Quote Originally Posted by Old Eagle View Post
He is therefore a master of framing arguments to suit his purpose. If you're busting some guy, you want him as a prosecutor. If you're up on charges, you want him defending your butt.

1. He indeed frames his argument as either/or and once you buy into that, then much of his rationale indeed follows.

2. Gian is right in that the Army is overwhelmed by COIN. Not by choice. We are simply too small not to have everyone engaged. Our PME is definitely not COIN-only, nor should it be. And our senior leadership is definitely not COIN only.

3. 3-24 is not a Boy Scout handbook and it does not say that kinetic operations are unimportant.
Agreed with all - more later - the either/or rhetoric is tiring and severely underestimates the intelligence and flexibility of our officers and NCO's - and the role of kinetic ops. I've beat that dead horse in other threads - here, here, here, here, here, and here.

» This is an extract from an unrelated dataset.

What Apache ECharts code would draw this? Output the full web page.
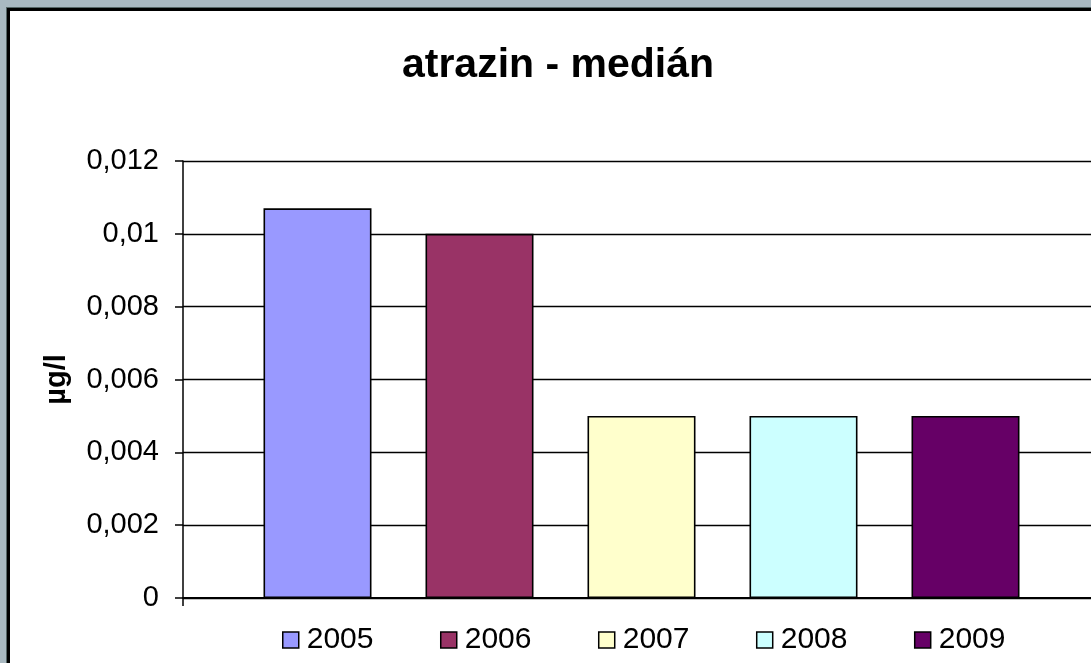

Bottom lines - a) force is not necessairly bad in COIN, you just have to think about it before you do it - and COIN doctrine doesn't state otherwise b) we have smart, adaptable leaders who need grounding in COIN theory before being asked to execute it (not true prior to 2003), c) Dropping bombs and shooting artillery has its uses, and d) there is a leadership disconnect issue in the army that is driving many promising junior officers away, e) we need to get away from this amateurish either/or debate about competencies and define what our leaders SHOULD look like for the future. HINT: it's neither a COIN/IW or a MCO specialist, but somehwere in between - finding what that is should be our direction, and get past this COIN/MCO focus name calling.